Description of the task
Every line below that holds the string "page" should be copied out.

Records for the task
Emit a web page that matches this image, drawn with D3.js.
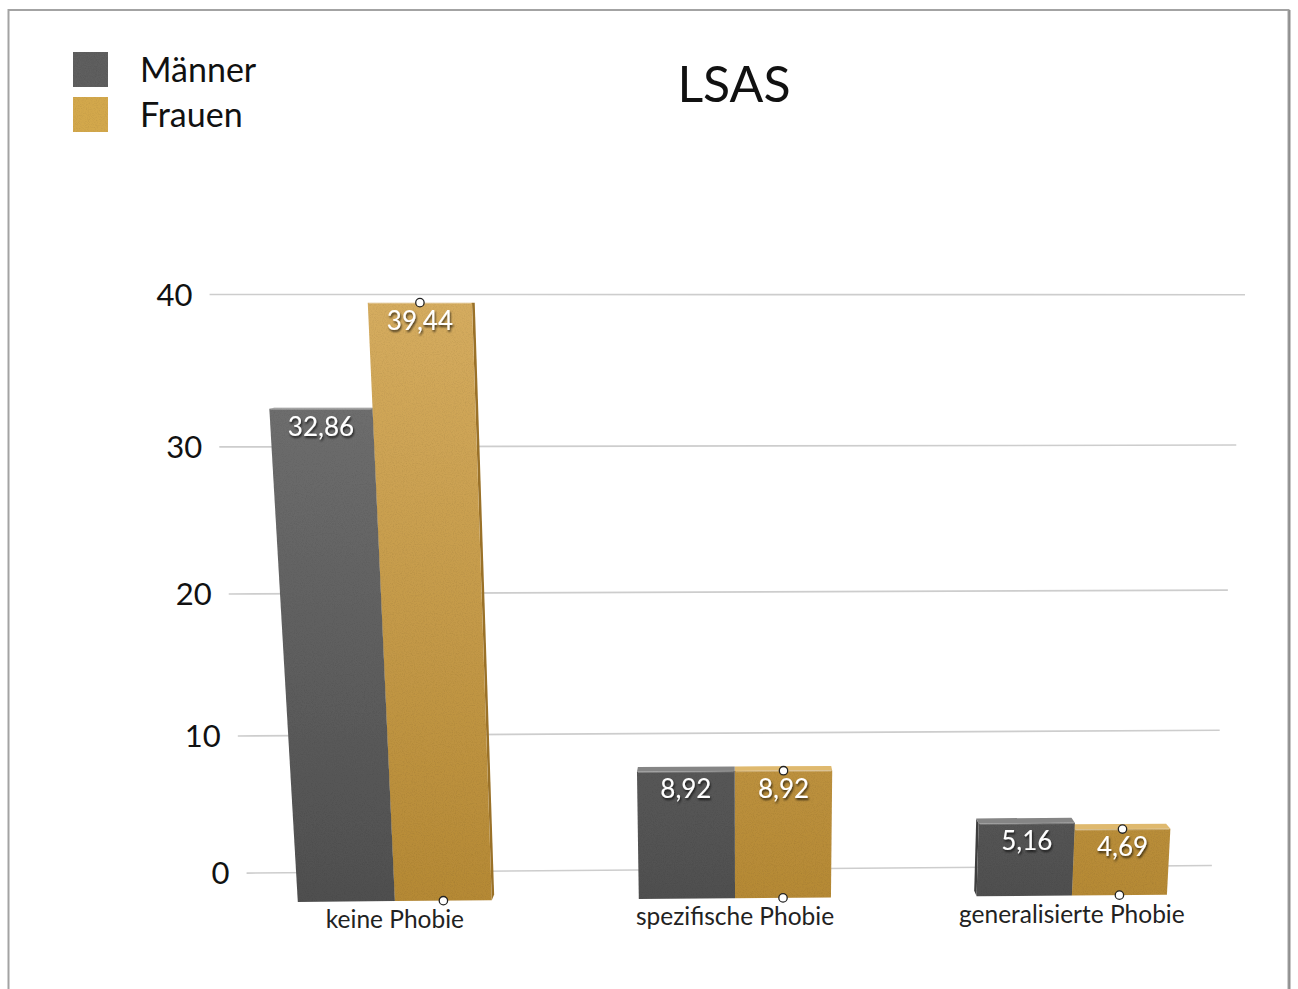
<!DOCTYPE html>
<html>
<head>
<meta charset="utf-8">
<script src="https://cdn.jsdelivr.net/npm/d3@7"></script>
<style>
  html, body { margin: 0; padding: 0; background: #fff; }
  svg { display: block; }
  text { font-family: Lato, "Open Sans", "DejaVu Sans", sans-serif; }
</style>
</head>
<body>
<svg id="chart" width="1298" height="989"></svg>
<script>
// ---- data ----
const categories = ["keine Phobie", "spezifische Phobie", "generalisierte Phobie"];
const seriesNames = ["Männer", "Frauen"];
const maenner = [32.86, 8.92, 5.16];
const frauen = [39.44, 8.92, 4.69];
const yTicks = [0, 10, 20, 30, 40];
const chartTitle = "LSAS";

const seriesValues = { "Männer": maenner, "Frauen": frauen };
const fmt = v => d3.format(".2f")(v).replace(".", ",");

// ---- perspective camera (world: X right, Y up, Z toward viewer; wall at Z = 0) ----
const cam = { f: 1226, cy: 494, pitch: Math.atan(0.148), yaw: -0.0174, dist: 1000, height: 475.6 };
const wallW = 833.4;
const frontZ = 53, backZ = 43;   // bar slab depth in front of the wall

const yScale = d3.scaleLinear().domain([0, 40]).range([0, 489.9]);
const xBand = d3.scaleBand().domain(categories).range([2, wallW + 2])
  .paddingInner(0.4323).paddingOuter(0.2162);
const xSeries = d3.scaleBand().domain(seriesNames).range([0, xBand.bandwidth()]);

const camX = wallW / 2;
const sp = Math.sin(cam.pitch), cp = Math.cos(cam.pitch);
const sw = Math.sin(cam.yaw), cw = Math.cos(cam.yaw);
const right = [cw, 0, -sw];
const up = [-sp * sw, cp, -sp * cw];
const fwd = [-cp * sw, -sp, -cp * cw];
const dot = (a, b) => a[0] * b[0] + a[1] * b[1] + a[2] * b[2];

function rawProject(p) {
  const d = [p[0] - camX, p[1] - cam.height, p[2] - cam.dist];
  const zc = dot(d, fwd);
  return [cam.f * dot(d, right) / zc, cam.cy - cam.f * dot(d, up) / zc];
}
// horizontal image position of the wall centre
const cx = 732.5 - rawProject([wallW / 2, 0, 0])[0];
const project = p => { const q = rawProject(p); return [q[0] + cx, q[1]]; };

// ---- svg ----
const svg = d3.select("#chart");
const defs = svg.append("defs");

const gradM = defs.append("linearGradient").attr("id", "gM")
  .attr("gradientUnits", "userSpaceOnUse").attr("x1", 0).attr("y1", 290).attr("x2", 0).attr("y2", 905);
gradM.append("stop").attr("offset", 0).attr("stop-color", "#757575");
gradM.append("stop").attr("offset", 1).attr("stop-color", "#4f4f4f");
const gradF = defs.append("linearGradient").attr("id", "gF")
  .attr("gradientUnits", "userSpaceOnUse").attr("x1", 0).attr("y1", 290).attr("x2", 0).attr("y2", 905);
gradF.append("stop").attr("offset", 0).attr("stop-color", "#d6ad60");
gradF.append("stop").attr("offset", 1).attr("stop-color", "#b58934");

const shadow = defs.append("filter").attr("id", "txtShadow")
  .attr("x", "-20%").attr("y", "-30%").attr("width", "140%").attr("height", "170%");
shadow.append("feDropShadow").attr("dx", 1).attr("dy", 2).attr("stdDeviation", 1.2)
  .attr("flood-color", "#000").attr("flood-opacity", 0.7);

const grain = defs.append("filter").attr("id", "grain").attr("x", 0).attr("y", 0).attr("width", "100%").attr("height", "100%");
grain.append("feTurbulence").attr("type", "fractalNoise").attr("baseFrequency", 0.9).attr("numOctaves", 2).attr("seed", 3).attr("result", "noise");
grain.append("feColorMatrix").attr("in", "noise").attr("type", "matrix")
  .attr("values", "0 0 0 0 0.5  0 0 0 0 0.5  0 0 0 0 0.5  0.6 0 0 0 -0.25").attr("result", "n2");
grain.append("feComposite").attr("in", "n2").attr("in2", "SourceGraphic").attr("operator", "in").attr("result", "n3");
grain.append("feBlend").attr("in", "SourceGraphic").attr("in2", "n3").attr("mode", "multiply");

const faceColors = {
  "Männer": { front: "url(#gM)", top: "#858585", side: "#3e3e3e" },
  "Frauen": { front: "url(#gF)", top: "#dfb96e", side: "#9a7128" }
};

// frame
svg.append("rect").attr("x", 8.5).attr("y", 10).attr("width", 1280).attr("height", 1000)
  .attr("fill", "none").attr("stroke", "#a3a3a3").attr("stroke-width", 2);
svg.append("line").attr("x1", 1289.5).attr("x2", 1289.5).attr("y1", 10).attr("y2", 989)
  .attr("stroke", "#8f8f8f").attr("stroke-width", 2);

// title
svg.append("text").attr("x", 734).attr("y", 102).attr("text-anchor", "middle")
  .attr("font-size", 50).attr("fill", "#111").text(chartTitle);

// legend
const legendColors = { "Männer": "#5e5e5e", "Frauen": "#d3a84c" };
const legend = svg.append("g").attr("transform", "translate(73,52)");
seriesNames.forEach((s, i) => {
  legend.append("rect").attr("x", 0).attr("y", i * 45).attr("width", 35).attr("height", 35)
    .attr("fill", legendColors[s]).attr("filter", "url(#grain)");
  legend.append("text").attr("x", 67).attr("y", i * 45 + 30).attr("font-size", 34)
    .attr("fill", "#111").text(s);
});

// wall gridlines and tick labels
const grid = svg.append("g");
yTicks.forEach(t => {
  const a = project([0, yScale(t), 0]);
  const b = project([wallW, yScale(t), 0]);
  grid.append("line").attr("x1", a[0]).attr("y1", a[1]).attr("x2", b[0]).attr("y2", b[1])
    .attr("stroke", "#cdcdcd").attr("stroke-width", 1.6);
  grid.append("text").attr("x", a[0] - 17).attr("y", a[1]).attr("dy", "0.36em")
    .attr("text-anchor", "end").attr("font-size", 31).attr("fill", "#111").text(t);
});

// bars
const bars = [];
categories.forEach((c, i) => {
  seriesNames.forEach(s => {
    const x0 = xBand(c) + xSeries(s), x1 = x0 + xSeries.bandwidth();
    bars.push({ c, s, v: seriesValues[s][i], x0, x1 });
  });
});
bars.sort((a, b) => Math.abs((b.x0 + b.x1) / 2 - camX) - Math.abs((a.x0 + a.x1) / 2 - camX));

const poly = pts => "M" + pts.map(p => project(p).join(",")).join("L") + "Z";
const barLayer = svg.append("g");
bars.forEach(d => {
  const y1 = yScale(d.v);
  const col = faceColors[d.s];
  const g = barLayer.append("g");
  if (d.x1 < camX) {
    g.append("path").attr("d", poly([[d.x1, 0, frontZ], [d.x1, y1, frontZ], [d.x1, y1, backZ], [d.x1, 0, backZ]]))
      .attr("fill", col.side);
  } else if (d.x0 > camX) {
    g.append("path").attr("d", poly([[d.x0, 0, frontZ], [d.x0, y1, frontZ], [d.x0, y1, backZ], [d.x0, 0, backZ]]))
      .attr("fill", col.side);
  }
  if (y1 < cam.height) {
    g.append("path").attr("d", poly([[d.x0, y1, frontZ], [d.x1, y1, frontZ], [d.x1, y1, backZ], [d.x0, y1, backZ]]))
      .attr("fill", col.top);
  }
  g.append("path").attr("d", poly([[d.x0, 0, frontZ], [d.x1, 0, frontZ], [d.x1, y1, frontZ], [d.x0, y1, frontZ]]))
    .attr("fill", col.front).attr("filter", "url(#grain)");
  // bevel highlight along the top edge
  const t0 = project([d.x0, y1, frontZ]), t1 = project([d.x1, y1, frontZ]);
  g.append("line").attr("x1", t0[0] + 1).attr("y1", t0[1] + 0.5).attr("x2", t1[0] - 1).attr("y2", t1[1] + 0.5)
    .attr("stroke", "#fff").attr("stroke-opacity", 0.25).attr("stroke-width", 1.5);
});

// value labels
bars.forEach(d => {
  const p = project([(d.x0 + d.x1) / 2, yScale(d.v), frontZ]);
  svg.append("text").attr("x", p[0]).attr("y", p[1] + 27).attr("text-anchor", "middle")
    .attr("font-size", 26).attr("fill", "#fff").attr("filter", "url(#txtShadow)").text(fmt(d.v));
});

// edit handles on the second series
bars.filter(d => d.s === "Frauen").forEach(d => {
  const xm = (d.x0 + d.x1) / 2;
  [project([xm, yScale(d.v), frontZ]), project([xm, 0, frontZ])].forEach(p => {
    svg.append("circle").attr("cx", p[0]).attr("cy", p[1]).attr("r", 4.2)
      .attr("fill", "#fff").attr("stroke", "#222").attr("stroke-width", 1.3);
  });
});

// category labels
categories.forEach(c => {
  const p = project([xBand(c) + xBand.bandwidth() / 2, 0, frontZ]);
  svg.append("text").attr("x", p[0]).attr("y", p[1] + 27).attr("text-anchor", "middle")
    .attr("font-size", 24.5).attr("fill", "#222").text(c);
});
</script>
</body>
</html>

...

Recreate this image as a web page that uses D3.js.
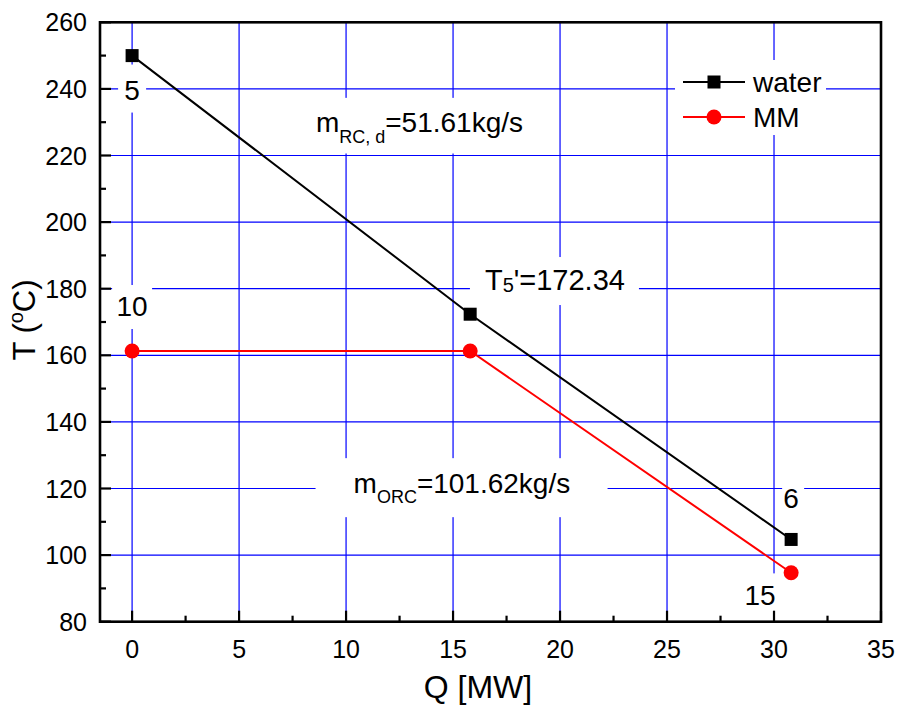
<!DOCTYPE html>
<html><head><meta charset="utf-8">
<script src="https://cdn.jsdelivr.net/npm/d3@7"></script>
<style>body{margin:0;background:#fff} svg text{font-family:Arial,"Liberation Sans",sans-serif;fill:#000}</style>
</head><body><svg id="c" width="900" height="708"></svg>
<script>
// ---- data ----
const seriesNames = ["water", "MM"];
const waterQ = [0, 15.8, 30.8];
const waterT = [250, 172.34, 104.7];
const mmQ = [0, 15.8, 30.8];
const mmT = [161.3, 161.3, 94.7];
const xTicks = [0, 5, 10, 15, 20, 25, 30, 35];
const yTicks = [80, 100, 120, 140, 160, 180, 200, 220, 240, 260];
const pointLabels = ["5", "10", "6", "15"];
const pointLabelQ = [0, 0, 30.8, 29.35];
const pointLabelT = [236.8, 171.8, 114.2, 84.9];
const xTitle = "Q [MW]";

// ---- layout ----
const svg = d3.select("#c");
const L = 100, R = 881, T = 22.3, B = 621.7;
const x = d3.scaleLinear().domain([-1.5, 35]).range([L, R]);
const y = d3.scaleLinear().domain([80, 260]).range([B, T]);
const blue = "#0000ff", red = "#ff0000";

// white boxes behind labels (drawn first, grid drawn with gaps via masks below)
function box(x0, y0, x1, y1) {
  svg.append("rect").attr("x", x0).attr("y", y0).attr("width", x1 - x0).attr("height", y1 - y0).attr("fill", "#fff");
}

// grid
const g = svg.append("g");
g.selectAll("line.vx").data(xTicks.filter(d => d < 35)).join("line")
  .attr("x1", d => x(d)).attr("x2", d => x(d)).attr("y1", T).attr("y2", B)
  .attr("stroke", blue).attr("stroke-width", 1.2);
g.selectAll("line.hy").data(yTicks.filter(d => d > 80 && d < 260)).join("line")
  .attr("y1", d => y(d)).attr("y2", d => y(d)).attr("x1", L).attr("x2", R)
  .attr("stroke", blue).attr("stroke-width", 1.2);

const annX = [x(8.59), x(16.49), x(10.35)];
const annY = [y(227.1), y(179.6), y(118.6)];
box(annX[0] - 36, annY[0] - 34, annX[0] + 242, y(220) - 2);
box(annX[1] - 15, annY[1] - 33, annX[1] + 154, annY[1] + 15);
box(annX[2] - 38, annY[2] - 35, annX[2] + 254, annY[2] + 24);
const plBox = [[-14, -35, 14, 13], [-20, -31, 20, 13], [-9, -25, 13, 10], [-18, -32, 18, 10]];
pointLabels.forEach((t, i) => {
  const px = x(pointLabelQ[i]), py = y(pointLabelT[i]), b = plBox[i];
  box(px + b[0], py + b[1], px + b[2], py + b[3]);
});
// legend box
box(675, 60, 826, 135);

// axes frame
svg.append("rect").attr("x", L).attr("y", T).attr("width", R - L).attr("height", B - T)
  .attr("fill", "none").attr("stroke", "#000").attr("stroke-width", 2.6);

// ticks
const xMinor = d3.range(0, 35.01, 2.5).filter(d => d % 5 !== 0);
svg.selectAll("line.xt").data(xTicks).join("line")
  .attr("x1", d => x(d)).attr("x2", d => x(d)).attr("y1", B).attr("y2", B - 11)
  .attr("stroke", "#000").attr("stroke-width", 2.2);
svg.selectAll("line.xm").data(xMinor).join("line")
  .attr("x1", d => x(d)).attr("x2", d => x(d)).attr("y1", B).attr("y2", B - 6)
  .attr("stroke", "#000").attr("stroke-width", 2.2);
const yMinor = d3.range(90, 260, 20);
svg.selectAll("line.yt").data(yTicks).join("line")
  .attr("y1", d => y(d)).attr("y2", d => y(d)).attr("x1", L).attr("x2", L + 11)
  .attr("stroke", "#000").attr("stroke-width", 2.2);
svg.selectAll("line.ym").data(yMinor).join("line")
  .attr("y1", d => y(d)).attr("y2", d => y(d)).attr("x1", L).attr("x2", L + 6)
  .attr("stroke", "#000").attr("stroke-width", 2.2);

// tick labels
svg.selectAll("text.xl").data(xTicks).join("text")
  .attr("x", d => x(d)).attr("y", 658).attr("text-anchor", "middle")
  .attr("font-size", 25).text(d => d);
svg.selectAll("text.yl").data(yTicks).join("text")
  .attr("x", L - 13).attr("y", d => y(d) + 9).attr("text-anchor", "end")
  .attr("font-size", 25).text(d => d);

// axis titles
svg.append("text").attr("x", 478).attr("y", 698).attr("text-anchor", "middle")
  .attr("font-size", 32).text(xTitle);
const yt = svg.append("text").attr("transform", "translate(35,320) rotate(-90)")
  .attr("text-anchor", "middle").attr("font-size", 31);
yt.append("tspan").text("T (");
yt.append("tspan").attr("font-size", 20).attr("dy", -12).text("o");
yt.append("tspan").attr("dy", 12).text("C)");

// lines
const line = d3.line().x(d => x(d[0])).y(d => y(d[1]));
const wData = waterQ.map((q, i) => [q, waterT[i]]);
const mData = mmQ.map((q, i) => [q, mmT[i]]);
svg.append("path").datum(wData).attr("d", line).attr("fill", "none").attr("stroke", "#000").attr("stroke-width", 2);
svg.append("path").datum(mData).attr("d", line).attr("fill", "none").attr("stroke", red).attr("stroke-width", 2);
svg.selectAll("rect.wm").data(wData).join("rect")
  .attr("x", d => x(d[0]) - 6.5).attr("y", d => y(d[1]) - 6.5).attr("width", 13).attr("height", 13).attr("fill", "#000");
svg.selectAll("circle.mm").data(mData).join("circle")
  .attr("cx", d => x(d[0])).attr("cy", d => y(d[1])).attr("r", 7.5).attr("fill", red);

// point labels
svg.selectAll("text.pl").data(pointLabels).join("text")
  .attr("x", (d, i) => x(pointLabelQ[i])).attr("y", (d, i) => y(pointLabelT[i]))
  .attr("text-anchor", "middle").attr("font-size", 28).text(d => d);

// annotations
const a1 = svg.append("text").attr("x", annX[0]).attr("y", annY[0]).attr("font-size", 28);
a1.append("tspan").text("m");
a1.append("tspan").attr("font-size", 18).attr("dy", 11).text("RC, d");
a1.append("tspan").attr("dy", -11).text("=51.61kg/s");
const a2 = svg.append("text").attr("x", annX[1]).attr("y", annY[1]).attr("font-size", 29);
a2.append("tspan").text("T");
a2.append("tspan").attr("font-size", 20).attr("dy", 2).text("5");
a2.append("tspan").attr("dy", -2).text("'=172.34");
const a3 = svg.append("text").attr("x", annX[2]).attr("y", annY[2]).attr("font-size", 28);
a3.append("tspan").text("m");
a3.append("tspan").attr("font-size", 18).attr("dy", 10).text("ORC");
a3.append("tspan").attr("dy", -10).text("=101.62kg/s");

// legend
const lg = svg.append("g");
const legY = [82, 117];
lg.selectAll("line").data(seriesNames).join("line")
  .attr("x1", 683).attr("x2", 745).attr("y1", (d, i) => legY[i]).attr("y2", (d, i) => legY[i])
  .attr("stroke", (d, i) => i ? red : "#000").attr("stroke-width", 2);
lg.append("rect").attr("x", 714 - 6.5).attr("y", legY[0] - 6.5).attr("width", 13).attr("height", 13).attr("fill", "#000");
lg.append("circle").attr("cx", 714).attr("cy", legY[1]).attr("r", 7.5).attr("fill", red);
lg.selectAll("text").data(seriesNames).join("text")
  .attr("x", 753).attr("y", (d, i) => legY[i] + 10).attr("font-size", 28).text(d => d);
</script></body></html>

---

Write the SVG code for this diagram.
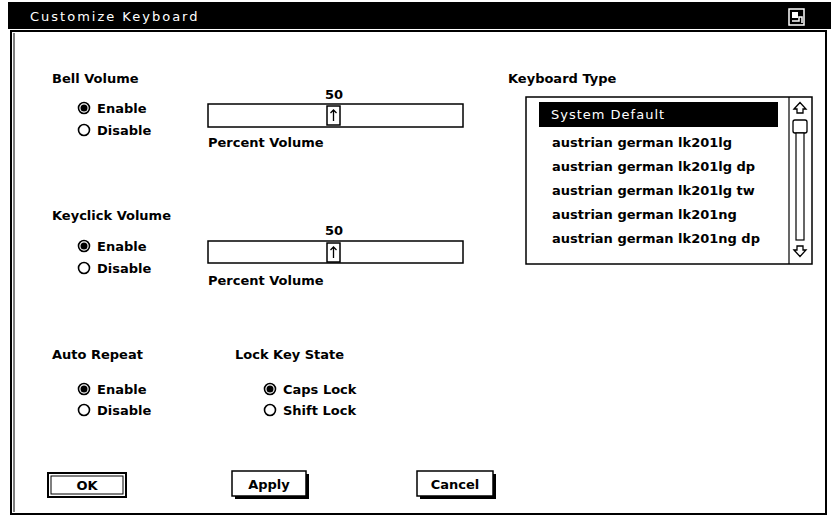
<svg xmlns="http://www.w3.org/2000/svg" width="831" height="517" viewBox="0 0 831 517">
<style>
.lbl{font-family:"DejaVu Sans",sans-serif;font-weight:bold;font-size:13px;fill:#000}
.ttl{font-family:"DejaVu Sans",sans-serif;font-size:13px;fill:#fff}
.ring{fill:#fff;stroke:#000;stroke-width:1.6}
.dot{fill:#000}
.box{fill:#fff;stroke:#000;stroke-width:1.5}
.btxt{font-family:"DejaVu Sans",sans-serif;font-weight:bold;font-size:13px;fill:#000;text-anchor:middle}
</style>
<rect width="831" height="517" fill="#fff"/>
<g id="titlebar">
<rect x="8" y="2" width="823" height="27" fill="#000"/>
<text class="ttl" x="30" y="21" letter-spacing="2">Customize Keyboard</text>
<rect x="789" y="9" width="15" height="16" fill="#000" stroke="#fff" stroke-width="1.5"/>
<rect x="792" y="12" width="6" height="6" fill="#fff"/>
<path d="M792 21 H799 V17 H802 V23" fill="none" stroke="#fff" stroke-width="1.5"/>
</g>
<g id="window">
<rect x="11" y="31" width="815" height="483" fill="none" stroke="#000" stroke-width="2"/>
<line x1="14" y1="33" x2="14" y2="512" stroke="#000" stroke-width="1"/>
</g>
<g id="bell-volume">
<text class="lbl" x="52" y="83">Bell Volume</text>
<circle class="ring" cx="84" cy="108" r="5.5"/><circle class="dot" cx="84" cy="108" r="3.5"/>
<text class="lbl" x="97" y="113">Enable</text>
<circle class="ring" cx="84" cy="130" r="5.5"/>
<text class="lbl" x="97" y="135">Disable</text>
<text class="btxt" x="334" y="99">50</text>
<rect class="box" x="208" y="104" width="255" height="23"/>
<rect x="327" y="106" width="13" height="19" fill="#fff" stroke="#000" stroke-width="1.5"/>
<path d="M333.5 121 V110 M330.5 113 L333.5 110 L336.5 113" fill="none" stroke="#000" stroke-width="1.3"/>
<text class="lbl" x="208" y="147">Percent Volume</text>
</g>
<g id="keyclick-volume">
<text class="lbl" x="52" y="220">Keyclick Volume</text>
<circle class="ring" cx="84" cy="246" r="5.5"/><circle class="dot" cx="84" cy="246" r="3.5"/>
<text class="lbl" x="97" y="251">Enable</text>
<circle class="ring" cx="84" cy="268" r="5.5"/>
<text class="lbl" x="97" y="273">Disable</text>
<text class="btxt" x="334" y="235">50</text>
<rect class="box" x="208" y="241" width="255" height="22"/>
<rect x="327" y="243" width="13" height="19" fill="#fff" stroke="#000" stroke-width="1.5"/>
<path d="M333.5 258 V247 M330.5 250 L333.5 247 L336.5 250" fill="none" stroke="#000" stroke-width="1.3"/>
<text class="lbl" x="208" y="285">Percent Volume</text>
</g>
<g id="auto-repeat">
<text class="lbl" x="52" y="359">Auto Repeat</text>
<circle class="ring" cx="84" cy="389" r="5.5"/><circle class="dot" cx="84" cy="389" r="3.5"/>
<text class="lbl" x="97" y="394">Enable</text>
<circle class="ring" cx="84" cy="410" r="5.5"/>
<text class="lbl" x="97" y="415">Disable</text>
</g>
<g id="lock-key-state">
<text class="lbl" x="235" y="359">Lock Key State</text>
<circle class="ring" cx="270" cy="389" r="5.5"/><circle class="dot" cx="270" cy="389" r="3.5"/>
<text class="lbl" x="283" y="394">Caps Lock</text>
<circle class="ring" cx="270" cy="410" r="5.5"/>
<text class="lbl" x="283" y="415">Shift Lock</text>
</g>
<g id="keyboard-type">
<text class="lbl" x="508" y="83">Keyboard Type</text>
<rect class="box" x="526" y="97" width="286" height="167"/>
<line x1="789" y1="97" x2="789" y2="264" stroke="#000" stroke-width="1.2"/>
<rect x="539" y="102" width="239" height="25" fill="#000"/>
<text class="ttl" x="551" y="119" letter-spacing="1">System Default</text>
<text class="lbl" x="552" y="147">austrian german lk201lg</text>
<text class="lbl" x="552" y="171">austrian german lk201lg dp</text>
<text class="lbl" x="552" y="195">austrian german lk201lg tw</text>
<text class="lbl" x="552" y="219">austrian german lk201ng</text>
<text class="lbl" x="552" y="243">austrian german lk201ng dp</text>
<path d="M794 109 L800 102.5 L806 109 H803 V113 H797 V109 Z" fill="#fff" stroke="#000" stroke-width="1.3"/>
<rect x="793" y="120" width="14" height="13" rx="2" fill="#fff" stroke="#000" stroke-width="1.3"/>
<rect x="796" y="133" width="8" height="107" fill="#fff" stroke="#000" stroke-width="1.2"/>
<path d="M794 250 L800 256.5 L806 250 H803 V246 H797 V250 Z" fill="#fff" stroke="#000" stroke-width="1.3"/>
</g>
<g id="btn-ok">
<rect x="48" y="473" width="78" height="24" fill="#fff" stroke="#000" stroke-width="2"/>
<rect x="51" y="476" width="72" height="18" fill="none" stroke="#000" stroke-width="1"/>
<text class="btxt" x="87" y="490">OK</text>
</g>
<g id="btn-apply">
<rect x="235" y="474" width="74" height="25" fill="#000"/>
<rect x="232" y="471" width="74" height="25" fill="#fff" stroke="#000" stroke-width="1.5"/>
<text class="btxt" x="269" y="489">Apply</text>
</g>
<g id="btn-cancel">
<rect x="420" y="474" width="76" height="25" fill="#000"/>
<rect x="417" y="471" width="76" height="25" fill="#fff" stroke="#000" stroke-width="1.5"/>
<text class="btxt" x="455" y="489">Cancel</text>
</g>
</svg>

Complete answer
Emit a web page that matches this image, drawn with D3.js.
Recreate this image as a web page that uses D3.js.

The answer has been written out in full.